2. I worry also about the long term impacts of the “perfect guru” projection that Thầy elicited. Most of the people that are posting most of the things I’m seeing on social media did not have a personal relationship with Thầy and yet attest to him being a perfectly awakened bodhisattva. There are people who have a natural charisma that is unrelated to dharma realizations and it is easy to mistake the two. Situations that are supported by projections like this seldom end well.
Let me be clear - in my experience, Thầy was a wonderfully sweet man and fully dedicated Buddhist monk. It was a great gift to have spent some of my life studying with him.
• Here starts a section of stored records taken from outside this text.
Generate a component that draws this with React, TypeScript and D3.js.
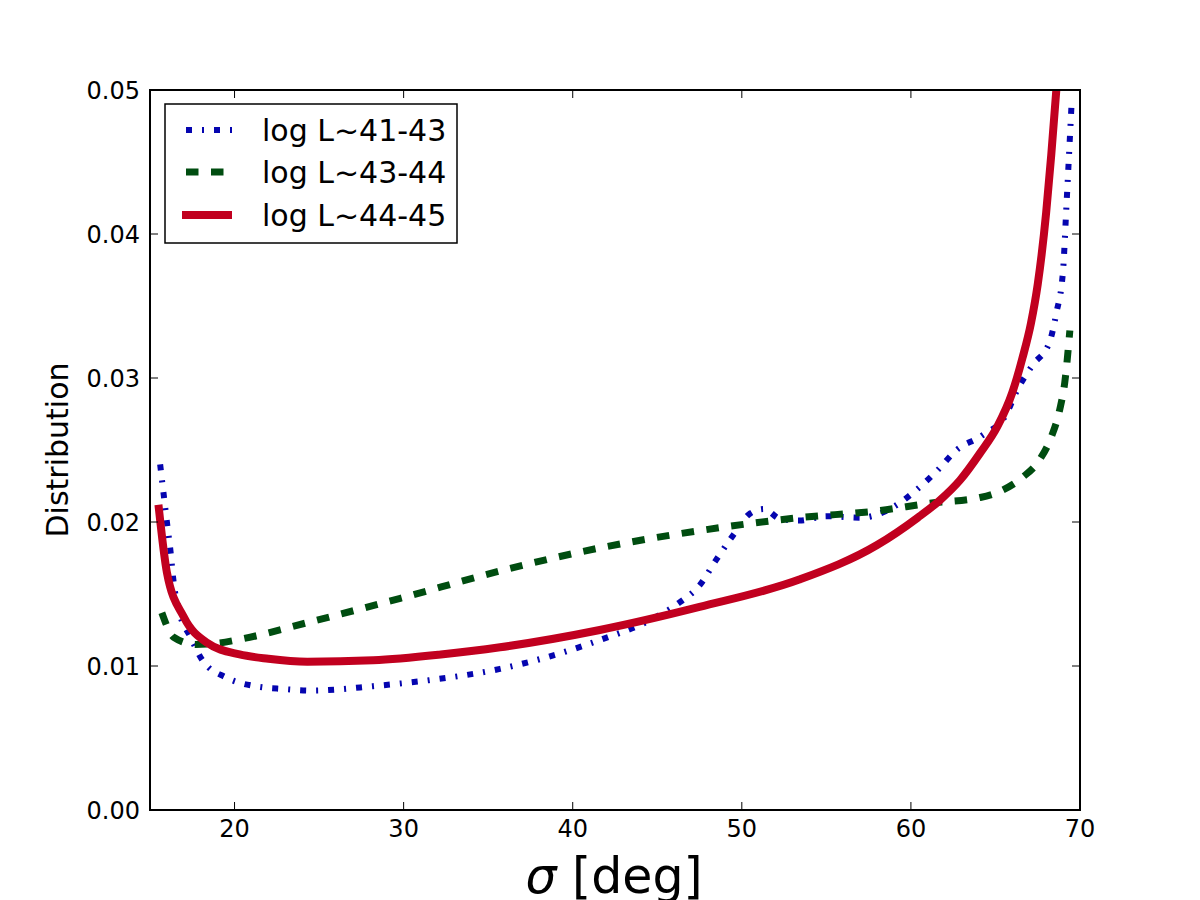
import React from "react";
import * as d3 from "d3";

// sigma [deg] sample points and distribution values per luminosity bin
const sigmaLow = [15.6, 15.8, 16.0, 16.2, 16.4, 16.7, 17.4, 18.1, 19.5, 21.2, 22.9, 24.6, 28.2, 31.4, 35.7, 41.6, 44.6, 46.3, 47.5, 48.5, 49.5, 50.5, 51.3, 52.3, 53.4, 55.0, 57.0, 58.9, 60.2, 61.5, 62.7, 64.2, 65.6, 66.3, 67.2, 68.2, 68.6, 69.0, 69.2, 69.5];
const distLow = [0.024, 0.022, 0.02, 0.0181, 0.0158, 0.0139, 0.012, 0.0104, 0.0092, 0.0086, 0.0084, 0.0083, 0.0086, 0.009, 0.0098, 0.0118, 0.0132, 0.0144, 0.0156, 0.0174, 0.0191, 0.0206, 0.0209, 0.0202, 0.0201, 0.0204, 0.0203, 0.021, 0.0221, 0.0235, 0.025, 0.026, 0.0274, 0.0292, 0.0309, 0.0325, 0.0345, 0.0375, 0.042, 0.049];

const sigmaMid = [15.7, 16.4, 17.7, 19.1, 20.5, 24.6, 29.8, 35.7, 41.6, 47.5, 53.4, 58.2, 61.1, 64.1, 65.4, 66.6, 67.6, 68.3, 68.8, 69.1, 69.4];
const distMid = [0.0137, 0.012, 0.0115, 0.0116, 0.0119, 0.0131, 0.0147, 0.0166, 0.0182, 0.0194, 0.0203, 0.0208, 0.0213, 0.0217, 0.0222, 0.0231, 0.0243, 0.0259, 0.0278, 0.0297, 0.0333];

const sigmaHigh = [15.5, 16.0, 17.0, 18.4, 20.3, 22.0, 24.3, 28.2, 32.2, 35.7, 41.6, 47.5, 53.4, 58.0, 60.4, 61.7, 62.9, 64.1, 65.1, 66.0, 66.6, 67.1, 67.5, 68.0, 68.3, 68.6, 68.9];
const distHigh = [0.0212, 0.0165, 0.0134, 0.0116, 0.0108, 0.0105, 0.0103, 0.0104, 0.0108, 0.0113, 0.0125, 0.0141, 0.016, 0.0184, 0.0203, 0.0215, 0.0229, 0.0248, 0.0266, 0.029, 0.0314, 0.0338, 0.0365, 0.0415, 0.0455, 0.05, 0.055];

const seriesNames = ["log L~41-43", "log L~43-44", "log L~44-45"];
const xTicks = [20, 30, 40, 50, 60, 70];
const yTicks = [0, 0.01, 0.02, 0.03, 0.04, 0.05];

const styles = [
  { color: "#0505b0", width: 6, dash: "6 10 2 10" },
  { color: "#004d10", width: 7, dash: "12.5 12.5" },
  { color: "#c1001f", width: 8, dash: "none" },
];

const W = 1200;
const H = 900;
const left = 150, right = 1080, top = 90, bottom = 810;
const font = "DejaVu Sans, sans-serif";

export default function App() {
  const x = d3.scaleLinear().domain([15, 70]).range([left, right]);
  const y = d3.scaleLinear().domain([0, 0.05]).range([bottom, top]);

  const line = d3
    .line<[number, number]>()
    .x((d) => x(d[0]))
    .y((d) => y(d[1]))
    .curve(d3.curveMonotoneX);

  const series = [
    d3.zip(sigmaLow, distLow) as [number, number][],
    d3.zip(sigmaMid, distMid) as [number, number][],
    d3.zip(sigmaHigh, distHigh) as [number, number][],
  ];

  const tickLen = 8;
  const legendRows = [130, 172, 215];

  return (
    <svg
      width={W}
      height={H}
      style={{ position: "absolute", left: 0, top: 0, background: "#fff" }}
      fontFamily={font}
    >
      <defs>
        <clipPath id="plot-area">
          <rect x={left} y={top} width={right - left} height={bottom - top} />
        </clipPath>
      </defs>
      <rect width={W} height={H} fill="#fff" />

      {/* data lines */}
      <g clipPath="url(#plot-area)">
        {series.map((s, i) => (
          <path
            key={i}
            d={line(s) ?? ""}
            fill="none"
            stroke={styles[i].color}
            strokeWidth={styles[i].width}
            strokeDasharray={styles[i].dash}
            strokeLinecap="butt"
            strokeLinejoin="round"
          />
        ))}
      </g>

      {/* ticks, pointing inward on all four sides */}
      <g stroke="#000" strokeWidth={1}>
        {xTicks.map((t) => (
          <g key={`x${t}`}>
            <line x1={x(t)} x2={x(t)} y1={bottom} y2={bottom - tickLen} />
            <line x1={x(t)} x2={x(t)} y1={top} y2={top + tickLen} />
          </g>
        ))}
        {yTicks.map((t) => (
          <g key={`y${t}`}>
            <line x1={left} x2={left + tickLen} y1={y(t)} y2={y(t)} />
            <line x1={right} x2={right - tickLen} y1={y(t)} y2={y(t)} />
          </g>
        ))}
      </g>

      <rect
        x={left}
        y={top}
        width={right - left}
        height={bottom - top}
        fill="none"
        stroke="#000"
        strokeWidth={2}
      />

      {/* tick labels */}
      <g fontSize={24} fill="#000">
        {xTicks.map((t) => (
          <text key={`xl${t}`} x={x(t)} y={837} textAnchor="middle">
            {t}
          </text>
        ))}
        {yTicks.map((t) => (
          <text key={`yl${t}`} x={140} y={y(t) + 8.7} textAnchor="end">
            {d3.format(".2f")(t)}
          </text>
        ))}
      </g>

      {/* axis labels */}
      <text
        transform={`translate(68,450) rotate(-90)`}
        textAnchor="middle"
        fontSize={30}
      >
        Distribution
      </text>
      <text x={614} y={893} textAnchor="middle" fontSize={49}>
        <tspan fontStyle="italic">σ</tspan>
        <tspan> [deg]</tspan>
      </text>

      {/* legend */}
      <rect x={165} y={104} width={292} height={139} fill="#fff" stroke="#000" strokeWidth={1.5} />
      {seriesNames.map((name, i) => (
        <g key={name}>
          <line
            x1={182}
            x2={232}
            y1={legendRows[i]}
            y2={legendRows[i]}
            stroke={styles[i].color}
            strokeWidth={styles[i].width}
            strokeDasharray={styles[i].dash}
            strokeDashoffset={i === 2 ? 0 : -4}
          />
          <text x={262} y={legendRows[i] + 11} fontSize={30}>
            {name}
          </text>
        </g>
      ))}
    </svg>
  );
}
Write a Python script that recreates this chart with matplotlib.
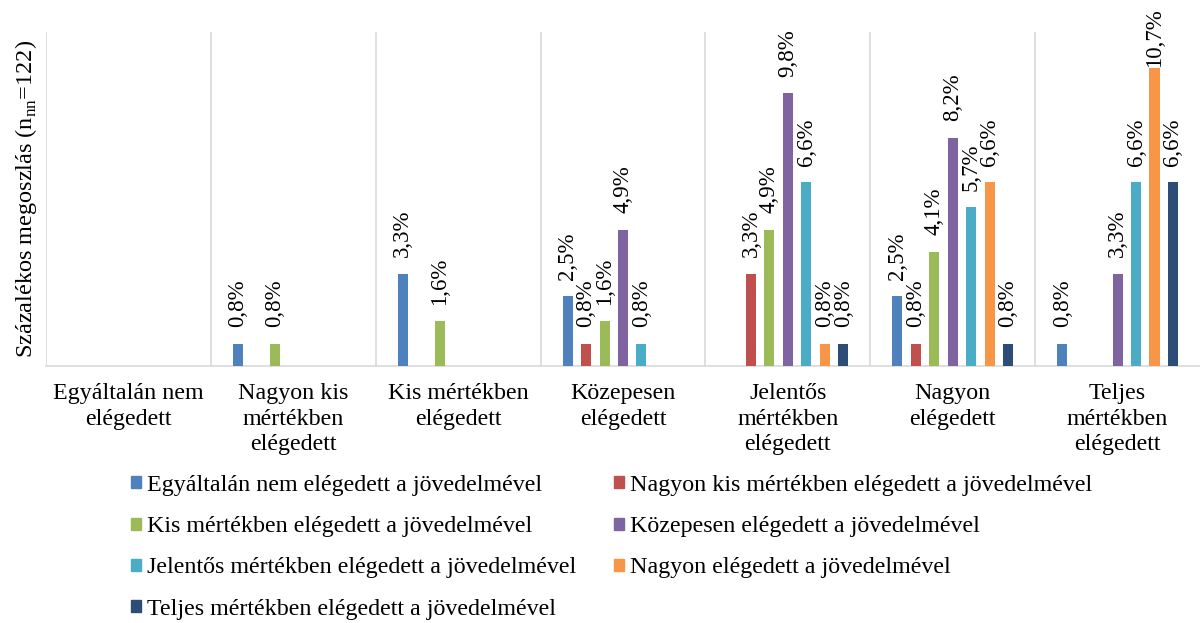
import numpy as np
import matplotlib
matplotlib.use("Agg")
import matplotlib.pyplot as plt
from matplotlib.patches import Patch

plt.rcParams["font.family"] = ["Liberation Serif", "DejaVu Serif"]
plt.rcParams["mathtext.fontset"] = "custom"
plt.rcParams["mathtext.rm"] = "Liberation Serif"

# categories on the x axis
categories = ["Egyáltalán nem\nelégedett", "Nagyon kis\nmértékben\nelégedett",
              "Kis mértékben\nelégedett", "Közepesen\nelégedett",
              "Jelentős\nmértékben\nelégedett", "Nagyon\nelégedett",
              "Teljes\nmértékben\nelégedett"]

series_names = ["Egyáltalán nem elégedett a jövedelmével",
                "Nagyon kis mértékben elégedett a jövedelmével",
                "Kis mértékben elégedett a jövedelmével",
                "Közepesen elégedett a jövedelmével",
                "Jelentős mértékben elégedett a jövedelmével",
                "Nagyon elégedett a jövedelmével",
                "Teljes mértékben elégedett a jövedelmével"]

colors = ["#4F81BD", "#C0504D", "#9BBB59", "#8064A2", "#4BACC6", "#F79646", "#2C4D75"]

# values in %, None = no bar (per series, across the 7 categories)
s1 = [None, 0.8, 3.3, 2.5, None, 2.5, 0.8]
s2 = [None, None, None, 0.8, 3.3, 0.8, None]
s3 = [None, 0.8, 1.6, 1.6, 4.9, 4.1, None]
s4 = [None, None, None, 4.9, 9.8, 8.2, 3.3]
s5 = [None, None, None, 0.8, 6.6, 5.7, 6.6]
s6 = [None, None, None, None, 0.8, 6.6, 10.7]
s7 = [None, None, None, None, 0.8, 0.8, 6.6]
all_series = [s1, s2, s3, s4, s5, s6, s7]

fig = plt.figure(figsize=(12, 6.23), dpi=100)
ax = fig.add_axes([46/1200, 1 - 366/623, 1 - 46/1200, (366 - 32)/623])

x = np.arange(len(categories))
step = 0.112
width = 0.061

for k, vals in enumerate(all_series):
    xs = [x[j] + (k - 3)*step for j in range(len(vals)) if vals[j] is not None]
    ys = [v for v in vals if v is not None]
    bars = ax.bar(xs, ys, width=width, color=colors[k], zorder=3)
    for b, v in zip(bars, ys):
        # labels that would leave the chart get pushed down (like excel does)
        off = 12 if v < 10 else 0.5
        ax.annotate(f"{v:.1f}%".replace(".", ","),
                    (b.get_x() + b.get_width()/2, v),
                    xytext=(0, off), textcoords="offset points",
                    rotation=90, ha="center", va="bottom", fontsize=16.5)

for bnd in np.arange(-0.5, len(categories) - 0.5, 1):
    ax.axvline(bnd, color="#d9d9d9", lw=1.2, zorder=1)

ax.set_xlim(-0.5, len(categories) - 0.5)
ax.set_ylim(0, 12)
ax.set_yticks([])
ax.set_xticks(x)
ax.set_xticklabels(categories, fontsize=17.3, linespacing=1.27)
ax.tick_params(axis="x", length=0, pad=12.5)
for sp in ["top", "right", "left"]:
    ax.spines[sp].set_visible(False)
ax.spines["bottom"].set_color("#d9d9d9")
ax.spines["bottom"].set_linewidth(1.2)

ax.set_ylabel(r"Százalékos megoszlás (n$_{\mathrm{nn}}$=122)", fontsize=17.5, labelpad=5)

# legend row-wise order
order = [0, 2, 4, 6, 1, 3, 5]
handles = [Patch(color=colors[i], label=series_names[i]) for i in order]
fig.legend(handles=handles, ncol=2, loc="upper left",
           bbox_to_anchor=(131/1200, 1 - 475/623), frameon=False,
           fontsize=17.3, handlelength=0.4, handleheight=0.4,
           handletextpad=0.25, columnspacing=1.6, labelspacing=0.84,
           borderpad=0, borderaxespad=0)

fig.savefig("out.png", dpi=100)
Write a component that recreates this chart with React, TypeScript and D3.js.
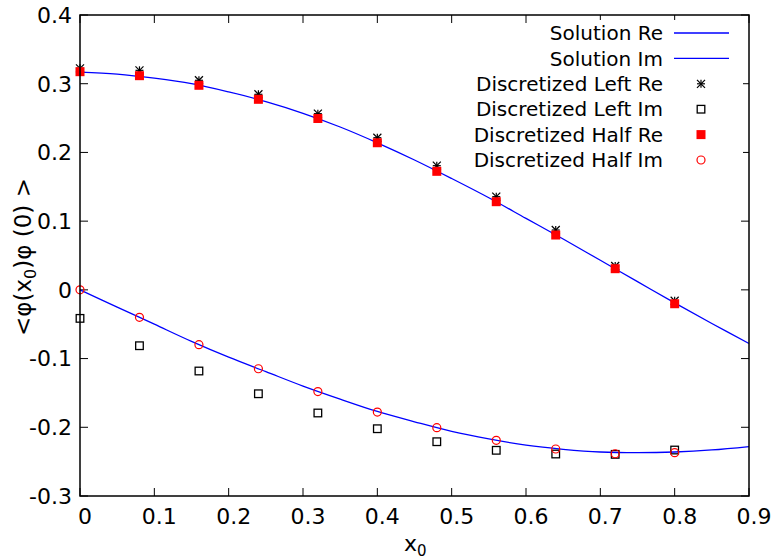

But he was not perfect. He was known by those in his inner circle as having a quick and hot temper. I saw myself that he could be very rough when giving feedback to students. And as with any human teacher, there are students of Thầy that I’ve spoken with who reported having issues with how he treated them that seemed legitimate to me. One couple had their institutional and financial legs kicked out from under them without any notice. I don’t know what Thầy’s perspective was, of course, and just heard their side of this big dispute in the 90’s. The point is, Thầy like other mortals was a work in progress.
3. Thầy is often quoted as saying that the next buddha will be the community. That’s never rung true for me and now I see it embraced by many to justify a one-sided horizontalism in dharma communities that does not serve students settling deeply into either absorption or awakening. And the authentic dharma cannot continue without these elements. For 2500 years we’ve had three jewels but now just one? Because we’re so special? Nah. The Buddha of the Pali Canon is likewise often quoted as saying that the sangha is the whole of the holy life. What the Buddha said, though, is that the kalyanamitra is the whole of the holy life. Kalyanamitra actually means “good friend,” “spiritual guide,” or “dharma mentor.” The Buddha of the Pail Canon sometimes referred to himself as a kalyanamitra.
So to confuse kalyanamitra with anybody who happens to wander into a Zen Center on any given day is just naive, sloppy, and not the intent of the Buddha. And as Tetsugan Sensei has pointed out, it is pretty darn ironic - and an internal contradiction - that people are heard saying, “Thich Nhat Hanh says that the community will be the next Buddha” - they quote a teacher to whom they give considerable dharma authority as saying the community will be the next dharma authority. It may not be a coincidence that this is so supportive of the identity center for many students today.
Please receive this as my contribution to my old teacher’s no-stupa.